Mung beans whole-wheat bread
I know what you have on mind when you hear the title of this, mung beans bread, immediately a dense thick bread image is coming up, not this time.
If any, this bread is nothing but dense, it’s airy and tender on the inside with a thick crust on the outside. The mung beans, to be accurate, it’s mung beans sprouts, blended with pumpkin seeds and quick oats are a great source of fibers and a rich nutty flavor.
Mung beans sprouts
It might sound strange getting mung beans inside a bread but the truth is, beside all its nutritional additions, it’s just delicious, the nutty fresh flavor of the mung beans gives the bread almost a pre-yeasted grain feeling and adds another layer of taste.
Sprouting mung beans is easy, just place them in a bowl of water, just barely covering the beans and cover with a towel for the night, lack of light is essential for the beans to sprout. Replace the water of the beans every 12 hours for about 1-2 days and you have mung beans sprouts. If you want them to sprout a bit more keep the bowl and replace the water for the 3rd day as well. The sprouts can be kept in the fridge for up to 4 days fresh and crispy.
Mung beans bread road to success
When it comes to flavor in breads without a proper sourdough, some kind of preferment is crucial in order to gain deep flavors. In the mung beans bread I have used Pâte Fermentée which is a dough made 12-16 hours prior to the main bread and contain a proper yeast activity.

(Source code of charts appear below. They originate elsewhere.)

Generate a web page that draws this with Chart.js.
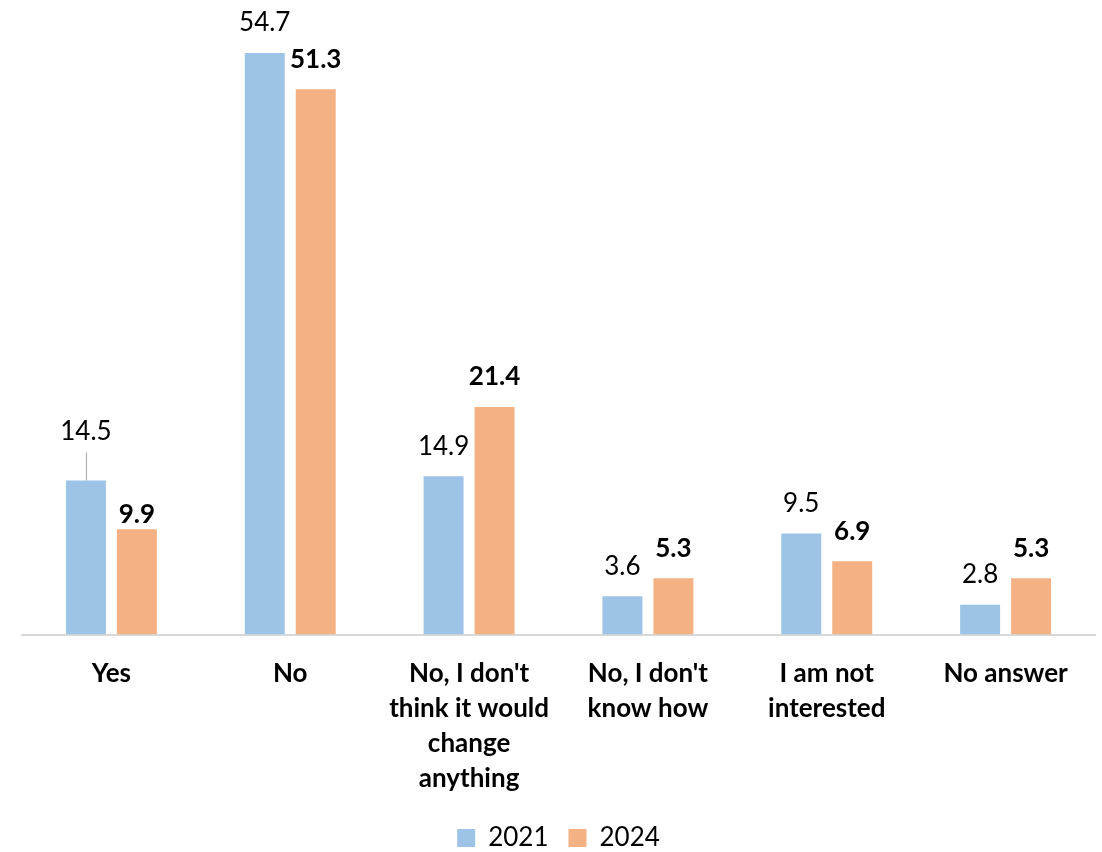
<!DOCTYPE html>
<html>
<head>
<meta charset="utf-8">
<script src="https://cdn.jsdelivr.net/npm/chart.js@4/dist/chart.umd.min.js"></script>
<style>
  html, body { margin: 0; padding: 0; background: #fff; }
  #wrap { width: 1102px; height: 852px; position: relative; }
</style>
</head>
<body>
<div id="wrap"><canvas id="chart"></canvas></div>
<script>
// categories (multi-line labels under the axis)
var categories = [
    'Yes',
    'No',
    ["No, I don't", 'think it would', 'change', 'anything'],
    ["No, I don't", 'know how'],
    ['I am not', 'interested'],
    'No answer'
];
var seriesNames = ['2021', '2024'];
var values2021 = [14.5, 54.7, 14.9, 3.6, 9.5, 2.8];
var values2024 = [9.9, 51.3, 21.4, 5.3, 6.9, 5.3];

var couleurs = ['#9DC3E6', '#F4B183'];
var police = 'Lato, "Open Sans", sans-serif';

// etiquettes de valeur au-dessus des barres (2024 en gras)
// decalage : distance du centre du texte au haut de la barre
// les etiquettes deplacees a la main : [dataset, index] -> decalage
var decalageDefaut = 30;
var decalagesManuels = { '0-0': 49, '1-0': 15 };
var lignesGuide = { '0-0': true };

const pluginEtiquettes = {
    id: 'etiquettesValeurs',
    afterDatasetsDraw(chart) {
        const ctx = chart.ctx;
        ctx.save();
        chart.data.datasets.forEach(function (ds, i) {
            var meta = chart.getDatasetMeta(i);
            meta.data.forEach(function (barre, j) {
                var cle = i + '-' + j;
                var dec = decalagesManuels[cle] !== undefined ? decalagesManuels[cle] : decalageDefaut;
                var yTexte = barre.y - dec;
                ctx.font = (i === 1 ? 'bold ' : '') + '26px ' + police;
                ctx.fillStyle = '#000';
                ctx.textAlign = 'center';
                ctx.textBaseline = 'middle';
                ctx.fillText(ds.data[j].toFixed(1), barre.x, yTexte);
                if (lignesGuide[cle]) {
                    ctx.strokeStyle = '#A6A6A6';
                    ctx.lineWidth = 1;
                    ctx.beginPath();
                    ctx.moveTo(barre.x + 0.5, yTexte + 21);
                    ctx.lineTo(barre.x + 0.5, barre.y);
                    ctx.stroke();
                }
            });
        });
        ctx.restore();
    }
};

new Chart(document.getElementById('chart').getContext('2d'), {
    type: 'bar',
    data: {
        labels: categories,
        datasets: [
            {
                label: seriesNames[0],
                data: values2021,
                backgroundColor: couleurs[0],
                categoryPercentage: 0.57,
                barPercentage: 0.784
            },
            {
                label: seriesNames[1],
                data: values2024,
                backgroundColor: couleurs[1],
                categoryPercentage: 0.57,
                barPercentage: 0.784
            }
        ]
    },
    options: {
        responsive: true,
        maintainAspectRatio: false,
        animation: false,
        layout: {
            padding: { left: 22, right: 7, top: 18, bottom: -9 }
        },
        plugins: {
            legend: {
                position: 'bottom',
                labels: {
                    font: { family: police, size: 26 },
                    color: '#000',
                    boxWidth: 18,
                    boxHeight: 18,
                    padding: 20
                }
            },
            tooltip: { enabled: false }
        },
        scales: {
            x: {
                grid: { display: false, drawTicks: false },
                border: { display: true, color: '#D9D9D9', width: 2 },
                ticks: {
                    font: { family: police, size: 26, weight: 'bold', lineHeight: 1.35 },
                    color: '#000',
                    padding: 21,
                    maxRotation: 0,
                    autoSkip: false
                },
                // rapproche la legende des libelles
                afterFit: function (axe) { axe.height -= 12; }
            },
            y: {
                display: false,
                min: 0,
                max: 58
            }
        }
    },
    plugins: [pluginEtiquettes]
});
</script>
</body>
</html>
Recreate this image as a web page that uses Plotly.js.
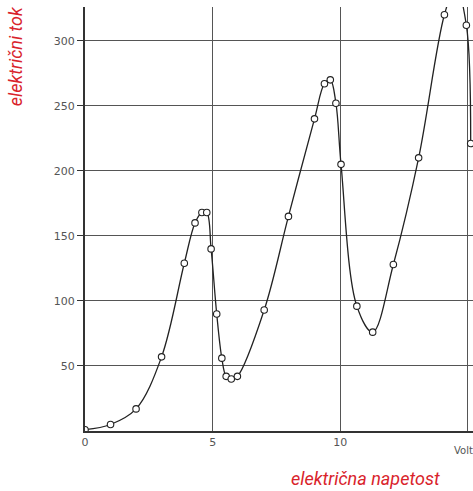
<!DOCTYPE html>
<html>
<head>
<meta charset="utf-8">
<script src="https://cdn.plot.ly/plotly-3.0.1.min.js"></script>
<style>html,body{margin:0;padding:0;background:#fff;}#chart{width:473px;height:491px;}</style>
</head>
<body>
<div id="chart"></div>
<script>
// Measured points (voltage in V, current)
const voltage = [0, 1, 2, 3, 3.89, 4.31, 4.58, 4.77, 4.94, 5.16, 5.36, 5.53, 5.73, 5.97, 7.02, 7.97, 8.99, 9.38, 9.61, 9.83, 10.03, 10.65, 11.27, 12.08, 13.07, 14.08, 14.94, 15.11];
const current = [1, 5, 17, 57, 129, 160, 168, 168, 140, 90, 56, 42, 40, 42, 93, 165, 240, 267, 270, 252, 205, 96, 76, 128, 210, 320, 312, 221];
// Estimated peak of the drawn curve above the top edge (clipped in the picture)
const peakVoltage = 14.52;
const peakCurrent = 342;

const xTicks = [0, 5, 10, 15];
const xTickText = ['0', '5', '10', '15'];
const yTicks = [50, 100, 150, 200, 250, 300];
const yTickText = ['50', '100', '150', '200', '250', '300'];

const xTitle = 'električna napetost';
const yTitle = 'električni tok';
const unitLabel = 'Volt';

// curve arrays: measured points plus the clipped peak
const curveV = [], curveI = [];
voltage.forEach((v, i) => {
  if (v > peakVoltage && (i === 0 || voltage[i - 1] < peakVoltage)) { curveV.push(peakVoltage); curveI.push(peakCurrent); }
  curveV.push(v); curveI.push(current[i]);
});

const red = '#d9232b';
const gridC = '#555555';
const axisC = '#333333';

const traces = [
  {x: curveV, y: curveI, mode: 'lines', line: {color: '#222', width: 1.3, shape: 'spline', smoothing: 1}, hoverinfo: 'skip', cliponaxis: true},
  {x: voltage, y: current, mode: 'markers', marker: {symbol: 'circle', size: 6.5, color: '#fff', line: {color: '#222', width: 1.1}}, cliponaxis: true}
];

const layout = {
  width: 473, height: 491,
  margin: {l: 85, r: 0, t: 7, b: 60},
  paper_bgcolor: '#fff', plot_bgcolor: '#fff',
  showlegend: false,
  font: {family: 'DejaVu Sans', size: 11, color: '#555'},
  xaxis: {
    range: [0, 15.2], tickvals: xTicks, ticktext: xTickText, ticks: '',
    showgrid: true, gridcolor: gridC, gridwidth: 1, zeroline: false,
    showline: true, linecolor: axisC, linewidth: 2,
    tickfont: {family: 'DejaVu Sans', size: 11, color: '#555'}, fixedrange: true
  },
  yaxis: {
    range: [0, 326], tickvals: yTicks, ticktext: yTickText, ticks: 'outside', ticklen: 6, tickwidth: 1, tickcolor: axisC,
    showgrid: true, gridcolor: gridC, gridwidth: 1, zeroline: false,
    showline: true, linecolor: axisC, linewidth: 2,
    tickfont: {family: 'DejaVu Sans', size: 11, color: '#555'}, fixedrange: true
  },
  annotations: [
    {text: xTitle, xref: 'paper', yref: 'paper', x: 0.724, y: -0.113, xanchor: 'center', yanchor: 'middle', showarrow: false,
     font: {family: 'Roboto', size: 18, color: red, style: 'italic'}},
    {text: yTitle, xref: 'paper', yref: 'paper', x: -0.180, y: 0.884, xanchor: 'center', yanchor: 'middle', textangle: -90, showarrow: false,
     font: {family: 'Roboto', size: 18, color: red, style: 'italic'}},
    {text: unitLabel, xref: 'paper', yref: 'paper', x: 0.946, y: -0.045, xanchor: 'left', yanchor: 'middle', showarrow: false,
     font: {family: 'DejaVu Sans', size: 10, color: '#555'}}
  ]
};

Plotly.newPlot('chart', traces, layout, {displayModeBar: false, staticPlot: true});
</script>
</body>
</html>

The other flavor factor is the mashed mung beans sprouts, pumpkin seeds (roasted or raw) and quick oats, we mash them into a paste (doesn’t have to be super smooth) and add this amazing paste to the bread.
You will need to keep a close look for the bread hydration and adjust water or flour if needed because by adding mung beans, we need to keep in mind that they contain fluids and take under consideration refrigeration factor which adds fluids as well.